Musoke attributes the school dropout rate to increased corruption in the country, where money which should have developed UPE schools has been embezzled and the education system collapsing. He cites other causes as early pregnancies and marriages for girls, poverty and high levels of illiteracy amongst parents.
“The parents lost the grip of supporting the education of their children as the quality of education kept declining. They prefer marrying their children off at a tender age to get money from bride price and ruining their future in the process,” Musoke said.
Like many sub-Saharan countries, Uganda has seen the number of children accessing primary education, through UPE, jump dramatically. But there are still many gaps that contribute to hindering the children from completing school and attaining high-quality education.
“Last year, Plan Uganda released its own survey of early-grade literacy in Kamuli district that indicated reading skills in the district being at risk. Only 36 per cent of the P.1 and P.2 pupils assessed could identify and name more than 15 letters of the alphabet; 11 per cent could read at least nine familiar words. Also, eight per cent could read a short story of 60 words in one minute, five per cent could listen and understand a story while 6 per cent demonstrated spelling skills,” Henry Achai, the Kamuli district project coordinator of Plan Uganda, an NGO, says.
Achai said the distressing figures were attributed to teachers’ inability to interpret the thematic curriculum correctly, lack of support supervision in schools by the head teacher and inspectors, lack of a conducive learning environment and lack of support from parents.
To weed out these lapses, Plan Uganda moved to support education in Kamuli. And it has paid dividends. For instance, Nakisige, a P.3 pupil, is among the few pupils who have managed to beat the odds jiggers, studying under trees and the lack of quality education in Kamuli to succeed.
She has now benefited from Plan International’s one-year project of enhancing access to quality education in 10 primary schools out of the 180 UPE schools in Kamuli district. Nakisige can now read and write.
“As we are closing the project, many pupils in Kamuli can now read and write.

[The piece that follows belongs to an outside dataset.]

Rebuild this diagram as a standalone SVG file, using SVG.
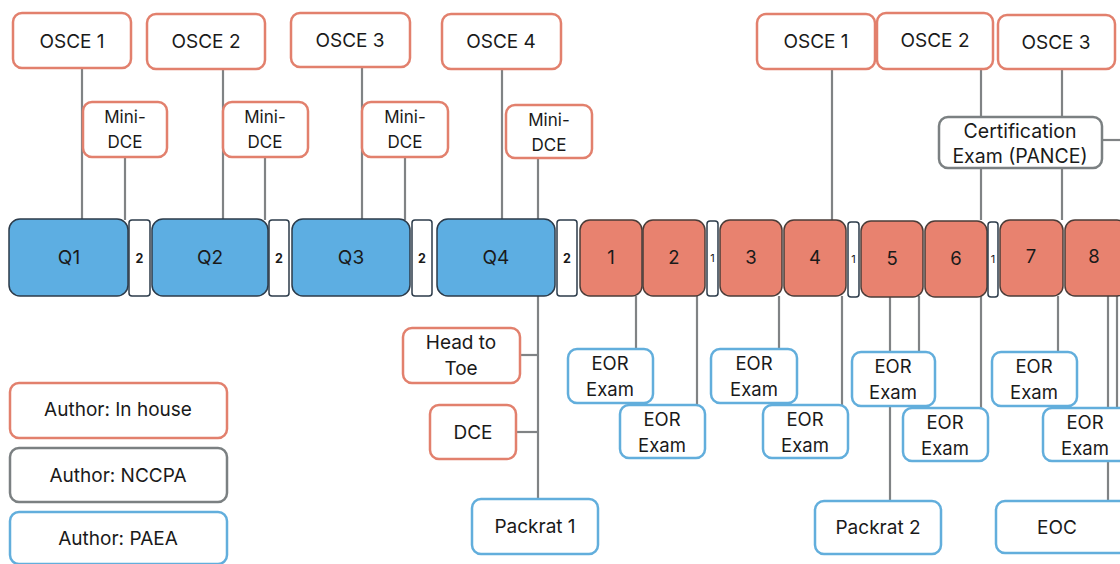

The project was implemented with a goal to improve reading and learning outcomes for primary school pupils in Kamuli district,” Achai says.
To achieve this important goal, Plan conducted refresher training courses for teachers in the use of interactive and innovative child teaching, basing on effective teaching of reading and writing in lower classes. Plan provided them with textbooks and other scholastic materials to improve the effective delivery of literacy lessons which will benefit the pupils.
Betty Babirye, the head teacher of Bugulusi primary school, a rural school with dilapidated structures, says she got emotional when she saw the terrible conditions under which the teachers were working.
“I cried when I was transferred to this school. I knew I could no longer enjoy the teaching profession anymore since nobody would recognise my effort. I got devastated in spirit and lost morale for work,” she says.
“However, Plan came to my rescue when it introduced this project. This has inspired me to reinvent myself and perform my duties, with my staff, effectively,” Babirye said.
She said before the project, parents were not interested in educating their children, but now they participate in supervision of school management and feed their children at school by giving them lunch and breakfast. Fredrick Byakika, the head teacher, Bwooko primary school, said the number of pupils in his school has increased from 600 last year to 865 this year due to the introduction of this project which keeps pupils busy in classrooms.
“Before this project, we were the worst performers in the district and registered no first grades at PLE. The government was not providing us with scholastic materials and there was no coordination between teachers and parents,” he said.
“The teachers were also absent from school and had lost the morale of teaching, since the children were not interested in studying and their parents were not supporting them,” he added.
Eunice Mirembe, the P.7 class teacher at Bwooko, said reading had helped her pupils to gain confidence and she could engage them in reading, even if she was not in class.
Byakika says if there is no timely release of funds for UPE schools to buy scholastic materials and improvement in rural teachers’ accommodation, Uganda’s UPE is likely to collapse completely.
He cautioned that when children are not supported to perform better during early primary, they will definitely not perform at higher levels and this could be dangerous to the nation.